* _TASK STATEMENT_: Leaving out every picture, retype the lines below from the top through the one that contains "rectangle (707, 474);".

* start INFORMATION PROVIDED *

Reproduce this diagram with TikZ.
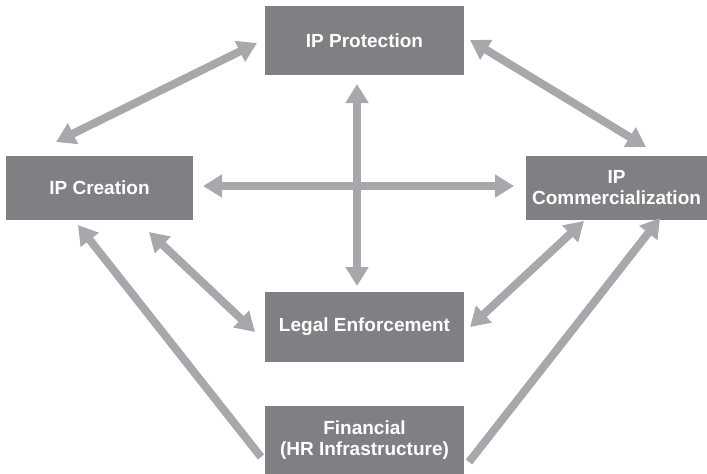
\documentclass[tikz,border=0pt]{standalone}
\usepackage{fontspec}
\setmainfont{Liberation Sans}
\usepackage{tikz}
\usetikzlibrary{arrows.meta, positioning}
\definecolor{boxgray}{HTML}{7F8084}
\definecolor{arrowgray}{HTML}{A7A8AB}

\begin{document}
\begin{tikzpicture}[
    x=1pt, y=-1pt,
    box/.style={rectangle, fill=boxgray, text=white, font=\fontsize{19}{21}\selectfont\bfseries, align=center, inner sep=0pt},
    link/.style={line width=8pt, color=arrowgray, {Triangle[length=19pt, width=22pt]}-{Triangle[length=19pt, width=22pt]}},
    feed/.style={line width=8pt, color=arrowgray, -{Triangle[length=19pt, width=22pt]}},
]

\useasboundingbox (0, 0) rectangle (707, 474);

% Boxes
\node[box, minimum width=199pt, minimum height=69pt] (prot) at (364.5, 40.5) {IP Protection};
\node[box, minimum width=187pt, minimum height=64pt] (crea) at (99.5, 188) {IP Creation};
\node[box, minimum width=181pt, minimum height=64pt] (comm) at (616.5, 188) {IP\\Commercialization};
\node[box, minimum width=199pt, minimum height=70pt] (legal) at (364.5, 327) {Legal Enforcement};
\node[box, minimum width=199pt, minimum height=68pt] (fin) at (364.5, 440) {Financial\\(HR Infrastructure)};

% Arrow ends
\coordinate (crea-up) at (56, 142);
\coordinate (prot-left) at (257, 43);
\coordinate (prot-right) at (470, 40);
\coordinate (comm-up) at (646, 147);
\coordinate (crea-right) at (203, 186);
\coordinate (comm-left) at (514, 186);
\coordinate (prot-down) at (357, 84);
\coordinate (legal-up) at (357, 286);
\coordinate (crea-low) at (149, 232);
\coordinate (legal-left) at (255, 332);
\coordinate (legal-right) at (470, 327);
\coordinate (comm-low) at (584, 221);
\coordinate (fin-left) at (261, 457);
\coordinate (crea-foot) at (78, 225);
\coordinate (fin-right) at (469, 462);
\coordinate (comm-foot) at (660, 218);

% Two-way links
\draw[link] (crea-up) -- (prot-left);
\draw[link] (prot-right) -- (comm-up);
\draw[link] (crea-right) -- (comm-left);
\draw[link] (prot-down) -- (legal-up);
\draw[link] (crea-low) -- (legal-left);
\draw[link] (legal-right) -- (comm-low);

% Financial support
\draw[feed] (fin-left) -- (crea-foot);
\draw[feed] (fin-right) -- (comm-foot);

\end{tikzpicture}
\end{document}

* end INFORMATION PROVIDED *

* _SOLUTION_:
Reproduce this diagram with TikZ.
\documentclass[tikz,border=0pt]{standalone}
\usepackage{fontspec}
\setmainfont{Liberation Sans}
\usepackage{tikz}
\usetikzlibrary{arrows.meta, positioning}
\definecolor{boxgray}{HTML}{7F8084}
\definecolor{arrowgray}{HTML}{A7A8AB}

\begin{document}
\begin{tikzpicture}[
    x=1pt, y=-1pt,
    box/.style={rectangle, fill=boxgray, text=white, font=\fontsize{19}{21}\selectfont\bfseries, align=center, inner sep=0pt},
    link/.style={line width=8pt, color=arrowgray, {Triangle[length=19pt, width=22pt]}-{Triangle[length=19pt, width=22pt]}},
    feed/.style={line width=8pt, color=arrowgray, -{Triangle[length=19pt, width=22pt]}},
]

\useasboundingbox (0, 0) rectangle (707, 474);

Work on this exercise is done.